──────── Given information

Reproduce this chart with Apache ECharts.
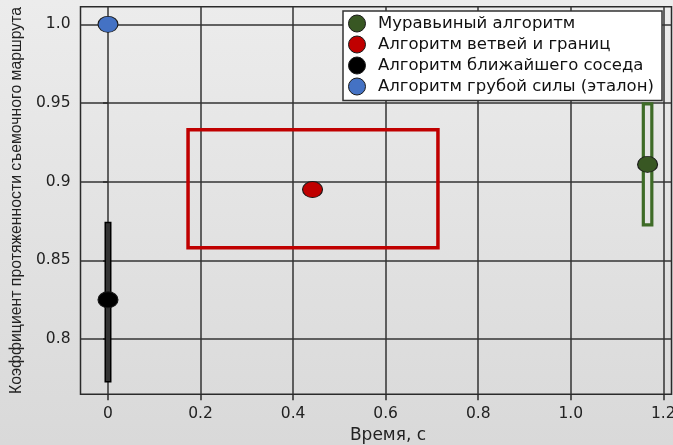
<!DOCTYPE html>
<html>
<head>
<meta charset="utf-8">
<script src="https://cdn.jsdelivr.net/npm/echarts@6/dist/echarts.min.js"></script>
<style>
html,body{margin:0;padding:0;}
#chart{width:673px;height:445px;}
</style>
</head>
<body>
<div id="chart"></div>
<script>
// ---- data ----
const seriesNames = ['Муравьиный алгоритм', 'Алгоритм ветвей и границ', 'Алгоритм ближайшего соседа', 'Алгоритм грубой силы (эталон)'];
const seriesColors = ['#385723', '#c00000', '#000000', '#4472c4'];
const timeSec = [1.166, 0.442, 0.0, 0.0];
const coefValue = [0.911, 0.895, 0.825, 1.0];
// vertical spread ranges (x, low, high) for ant and nearest neighbour
const antRange = [1.166, 0.8725, 0.9494];
const nnRange = [0.0, 0.7729, 0.874];
// branch & bound box: x from, x to, y from, y to
const bbBox = [0.173, 0.713, 0.858, 0.933];
const xTicks = [0, 0.2, 0.4, 0.6, 0.8, 1.0, 1.2];
const xTickLabels = ['0', '0.2', '0.4', '0.6', '0.8', '1.0', '1.2'];
const yTicks = [0.8, 0.85, 0.9, 0.95, 1.0];
const yTickLabels = ['0.8', '0.85', '0.9', '0.95', '1.0'];
const xName = 'Время, с';
const yName = 'Коэффициент протяженности съемочного маршрута';

const ellipse = 'path://M0,10 A10,10 0 1,0 20,10 A10,10 0 1,0 0,10 Z';

function labelFor(ticks, labels) {
  return function (v) {
    for (let i = 0; i < ticks.length; i++) {
      if (Math.abs(v - ticks[i]) < 1e-6) return labels[i];
    }
    return '';
  };
}

const chart = echarts.init(document.getElementById('chart'), null, {renderer: 'canvas'});

const series = [];
// branch & bound box
series.push({
  type: 'custom', name: 'bbBox', z: 2,
  data: [bbBox],
  renderItem: function (params, api) {
    const a = api.coord([api.value(0), api.value(3)]);
    const b = api.coord([api.value(1), api.value(2)]);
    return {type: 'rect', shape: {x: a[0], y: a[1], width: b[0] - a[0], height: b[1] - a[1]},
      style: {fill: 'none', stroke: '#c00000', lineWidth: 3.5}};
  }
});
// ant range bar
series.push({
  type: 'custom', name: 'antRange', z: 2,
  data: [antRange],
  renderItem: function (params, api) {
    const a = api.coord([api.value(0), api.value(2)]);
    const b = api.coord([api.value(0), api.value(1)]);
    const w = 8.5;
    return {type: 'rect', shape: {x: a[0] - w / 2, y: a[1], width: w, height: b[1] - a[1]},
      style: {fill: '#e4e4e4', stroke: '#3e6b27', lineWidth: 3.2}};
  }
});
// nearest-neighbour range bar
series.push({
  type: 'custom', name: 'nnRange', z: 2,
  data: [nnRange],
  renderItem: function (params, api) {
    const a = api.coord([api.value(0), api.value(2)]);
    const b = api.coord([api.value(0), api.value(1)]);
    const w = 5.5;
    return {type: 'rect', shape: {x: a[0] - w / 2, y: a[1], width: w, height: b[1] - a[1]},
      style: {fill: '#333333', stroke: '#000', lineWidth: 1.5}};
  }
});
for (let i = 0; i < seriesNames.length; i++) {
  series.push({
    type: 'scatter', name: seriesNames[i], z: 5,
    symbol: ellipse, symbolSize: [20, 16],
    itemStyle: {color: seriesColors[i], borderColor: '#1a1a1a', borderWidth: 1, opacity: 1},
    data: [[timeSec[i], coefValue[i]]]
  });
}

chart.setOption({
  animation: false,
  backgroundColor: new echarts.graphic.LinearGradient(0, 0, 0, 1, [
    {offset: 0, color: '#ececec'}, {offset: 1, color: '#d9d9d9'}
  ]),
  textStyle: {fontFamily: 'DejaVu Sans'},
  grid: {left: 80.5, right: 1.5, top: 6.7, bottom: 50.7, show: true, borderColor: '#2a2a2a', borderWidth: 1.5,
    backgroundColor: 'transparent', containLabel: false, outerBoundsMode: 'none'},
  legend: {
    data: seriesNames,
    orient: 'vertical', left: 343, top: 11,
    backgroundColor: '#ffffff', borderColor: '#333', borderWidth: 1.5,
    padding: [3.5, 4, 5, 5],
    icon: ellipse, itemWidth: 22, itemHeight: 17, itemGap: 3,
    itemStyle: {borderColor: '#1a1a1a', borderWidth: 1},
    textStyle: {fontFamily: 'DejaVu Sans', fontSize: 16.5, color: '#111', lineHeight: 17, padding: [0, 0, 0, 5], width: 280},
    selectedMode: false
  },
  xAxis: {
    type: 'value', min: -0.0594, max: 1.2177,
    name: xName, nameLocation: 'middle', nameGap: 32,
    nameTextStyle: {fontFamily: 'DejaVu Sans', fontSize: 17, color: '#222', padding: [0, 0, 0, 24]},
    axisLine: {show: false},
    axisTick: {show: true, inside: false, length: 6, customValues: xTicks, lineStyle: {color: '#2a2a2a', width: 1.5}},
    axisLabel: {customValues: xTicks, formatter: labelFor(xTicks, xTickLabels), margin: 12, fontSize: 15.5, color: '#222', fontFamily: 'DejaVu Sans'},
    splitLine: {show: true, lineStyle: {color: '#333', width: 1.5}}
  },
  yAxis: {
    type: 'value', min: 0.7649, max: 1.0112,
    name: yName, nameLocation: 'middle', nameGap: 55, nameRotate: 90,
    nameTextStyle: {fontFamily: 'Liberation Sans', fontSize: 15.8, color: '#222'},
    axisLine: {show: false},
    axisTick: {show: true, inside: false, length: 5, customValues: yTicks, lineStyle: {color: '#2a2a2a', width: 1.5}},
    axisLabel: {customValues: yTicks, formatter: labelFor(yTicks, yTickLabels), margin: 10, fontSize: 15.5, color: '#222', fontFamily: 'DejaVu Sans'},
    splitLine: {show: true, lineStyle: {color: '#333', width: 1.5}}
  },
  series: series
});
</script>
</body>
</html>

────────────────

◆ Written problem
Give every line back word for word and leave the pictures out.

◆ Written reply
Reproduce this chart with Apache ECharts.
<!DOCTYPE html>
<html>
<head>
<meta charset="utf-8">
<script src="https://cdn.jsdelivr.net/npm/echarts@6/dist/echarts.min.js"></script>
<style>
html,body{margin:0;padding:0;}
#chart{width:673px;height:445px;}
</style>
</head>
<body>
<div id="chart"></div>
<script>
// ---- data ----
const seriesNames = ['Муравьиный алгоритм', 'Алгоритм ветвей и границ', 'Алгоритм ближайшего соседа', 'Алгоритм грубой силы (эталон)'];
const seriesColors = ['#385723', '#c00000', '#000000', '#4472c4'];
const timeSec = [1.166, 0.442, 0.0, 0.0];
const coefValue = [0.911, 0.895, 0.825, 1.0];
// vertical spread ranges (x, low, high) for ant and nearest neighbour
const antRange = [1.166, 0.8725, 0.9494];
const nnRange = [0.0, 0.7729, 0.874];
// branch & bound box: x from, x to, y from, y to
const bbBox = [0.173, 0.713, 0.858, 0.933];
const xTicks = [0, 0.2, 0.4, 0.6, 0.8, 1.0, 1.2];
const xTickLabels = ['0', '0.2', '0.4', '0.6', '0.8', '1.0', '1.2'];
const yTicks = [0.8, 0.85, 0.9, 0.95, 1.0];
const yTickLabels = ['0.8', '0.85', '0.9', '0.95', '1.0'];
const xName = 'Время, с';
const yName = 'Коэффициент протяженности съемочного маршрута';

const ellipse = 'path://M0,10 A10,10 0 1,0 20,10 A10,10 0 1,0 0,10 Z';

function labelFor(ticks, labels) {
  return function (v) {
    for (let i = 0; i < ticks.length; i++) {
      if (Math.abs(v - ticks[i]) < 1e-6) return labels[i];
    }
    return '';
  };
}

const chart = echarts.init(document.getElementById('chart'), null, {renderer: 'canvas'});

const series = [];
// branch & bound box
series.push({
  type: 'custom', name: 'bbBox', z: 2,
  data: [bbBox],
  renderItem: function (params, api) {
    const a = api.coord([api.value(0), api.value(3)]);
    const b = api.coord([api.value(1), api.value(2)]);
    return {type: 'rect', shape: {x: a[0], y: a[1], width: b[0] - a[0], height: b[1] - a[1]},
      style: {fill: 'none', stroke: '#c00000', lineWidth: 3.5}};
  }
});
// ant range bar
series.push({
  type: 'custom', name: 'antRange', z: 2,
  data: [antRange],
  renderItem: function (params, api) {
    const a = api.coord([api.value(0), api.value(2)]);
    const b = api.coord([api.value(0), api.value(1)]);
    const w = 8.5;
    return {type: 'rect', shape: {x: a[0] - w / 2, y: a[1], width: w, height: b[1] - a[1]},
      style: {fill: '#e4e4e4', stroke: '#3e6b27', lineWidth: 3.2}};
  }
});
// nearest-neighbour range bar
series.push({
  type: 'custom', name: 'nnRange', z: 2,
  data: [nnRange],
  renderItem: function (params, api) {
    const a = api.coord([api.value(0), api.value(2)]);
    const b = api.coord([api.value(0), api.value(1)]);
    const w = 5.5;
    return {type: 'rect', shape: {x: a[0] - w / 2, y: a[1], width: w, height: b[1] - a[1]},
      style: {fill: '#333333', stroke: '#000', lineWidth: 1.5}};
  }
});
for (let i = 0; i < seriesNames.length; i++) {
  series.push({
    type: 'scatter', name: seriesNames[i], z: 5,
    symbol: ellipse, symbolSize: [20, 16],
    itemStyle: {color: seriesColors[i], borderColor: '#1a1a1a', borderWidth: 1, opacity: 1},
    data: [[timeSec[i], coefValue[i]]]
  });
}

chart.setOption({
  animation: false,
  backgroundColor: new echarts.graphic.LinearGradient(0, 0, 0, 1, [
    {offset: 0, color: '#ececec'}, {offset: 1, color: '#d9d9d9'}
  ]),
  textStyle: {fontFamily: 'DejaVu Sans'},
  grid: {left: 80.5, right: 1.5, top: 6.7, bottom: 50.7, show: true, borderColor: '#2a2a2a', borderWidth: 1.5,
    backgroundColor: 'transparent', containLabel: false, outerBoundsMode: 'none'},
  legend: {
    data: seriesNames,
    orient: 'vertical', left: 343, top: 11,
    backgroundColor: '#ffffff', borderColor: '#333', borderWidth: 1.5,
    padding: [3.5, 4, 5, 5],
    icon: ellipse, itemWidth: 22, itemHeight: 17, itemGap: 3,
    itemStyle: {borderColor: '#1a1a1a', borderWidth: 1},
    textStyle: {fontFamily: 'DejaVu Sans', fontSize: 16.5, color: '#111', lineHeight: 17, padding: [0, 0, 0, 5], width: 280},
    selectedMode: false
  },
  xAxis: {
    type: 'value', min: -0.0594, max: 1.2177,
    name: xName, nameLocation: 'middle', nameGap: 32,
    nameTextStyle: {fontFamily: 'DejaVu Sans', fontSize: 17, color: '#222', padding: [0, 0, 0, 24]},
    axisLine: {show: false},
    axisTick: {show: true, inside: false, length: 6, customValues: xTicks, lineStyle: {color: '#2a2a2a', width: 1.5}},
    axisLabel: {customValues: xTicks, formatter: labelFor(xTicks, xTickLabels), margin: 12, fontSize: 15.5, color: '#222', fontFamily: 'DejaVu Sans'},
    splitLine: {show: true, lineStyle: {color: '#333', width: 1.5}}
  },
  yAxis: {
    type: 'value', min: 0.7649, max: 1.0112,
    name: yName, nameLocation: 'middle', nameGap: 55, nameRotate: 90,
    nameTextStyle: {fontFamily: 'Liberation Sans', fontSize: 15.8, color: '#222'},
    axisLine: {show: false},
    axisTick: {show: true, inside: false, length: 5, customValues: yTicks, lineStyle: {color: '#2a2a2a', width: 1.5}},
    axisLabel: {customValues: yTicks, formatter: labelFor(yTicks, yTickLabels), margin: 10, fontSize: 15.5, color: '#222', fontFamily: 'DejaVu Sans'},
    splitLine: {show: true, lineStyle: {color: '#333', width: 1.5}}
  },
  series: series
});
</script>
</body>
</html>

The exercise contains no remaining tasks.